Moreover, even the implementation of these strategic decisions is to be subject to a unanimity requirement in the case of security matters. And while the implementation of unanimously agreed foreign policy decisions will normally be capable of being decided by qualified majority voting, even in this case there is to be provision for a veto to be applied by any member-state "for important and stated reasons of national policy".

These are powerful national safeguards, but they are to be paralleled by a new provision that offers some prospect of flexibility. Where one or more states, whose numbers do not exceed one-third of the membership, do not want to participate in a foreign policy decision, but at the same time do not object to others joining together for that purpose, there will now be provision for "constructive abstention". This will leave much more room for manoeuvre in cases where there is disagreement.

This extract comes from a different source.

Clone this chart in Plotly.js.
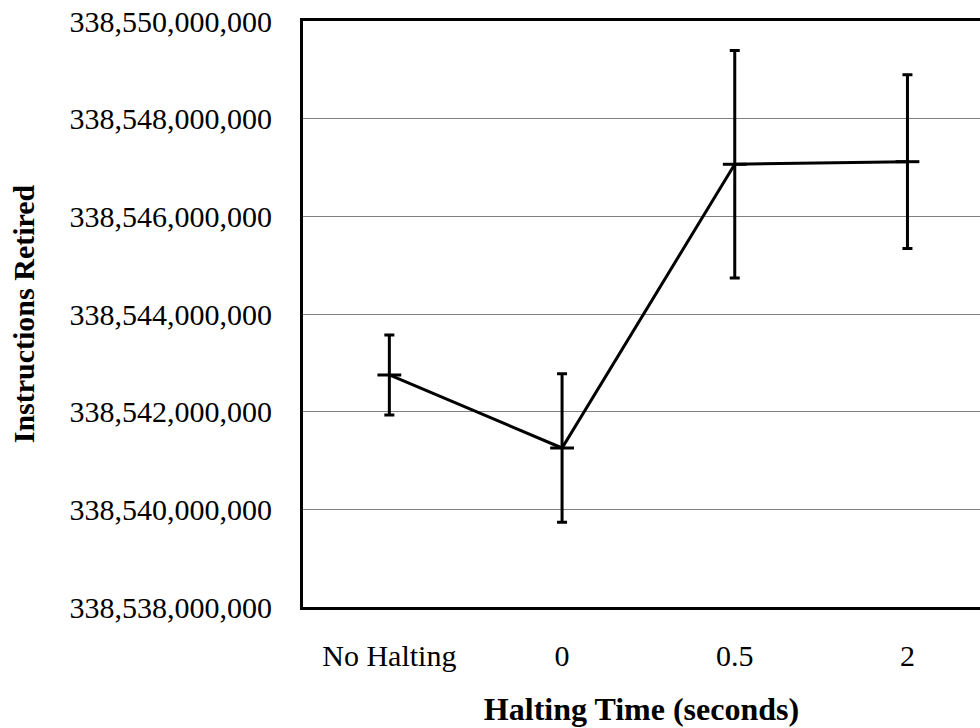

Hitherto Irish attitudes to this EU common foreign policy issue have, I think, been dominated by anxiety to protect our right of dissent. But in new conditions more favourable to a genuine transatlantic partnership, conditions which offer a real possibility of a united Europe exercising some positive influence on the direction of US foreign policy, it is perhaps time to review the rather negative approach we have previously adopted to this matter.

We cannot in conscience overlook the damage done to human rights, and to peace in parts of our continent, through past failures of the EU to act in a concerted way in crisis conditions.

I believe we should now be willing to move from a semi-detached and rather passive position with respect to non-economic aspects of the European Union to one of active engagement in the promotion of values which we share with a number of our partners.

It is time to reconsider our traditional attitude of keeping ourselves apart from what we have self-righteously, indeed somewhat offensively, seen as the dirty business of European foreign policy. We must recognise we have moral responsibilities which we cannot adequately fulfil by opting out and isolating ourselves from the reality of the world around us.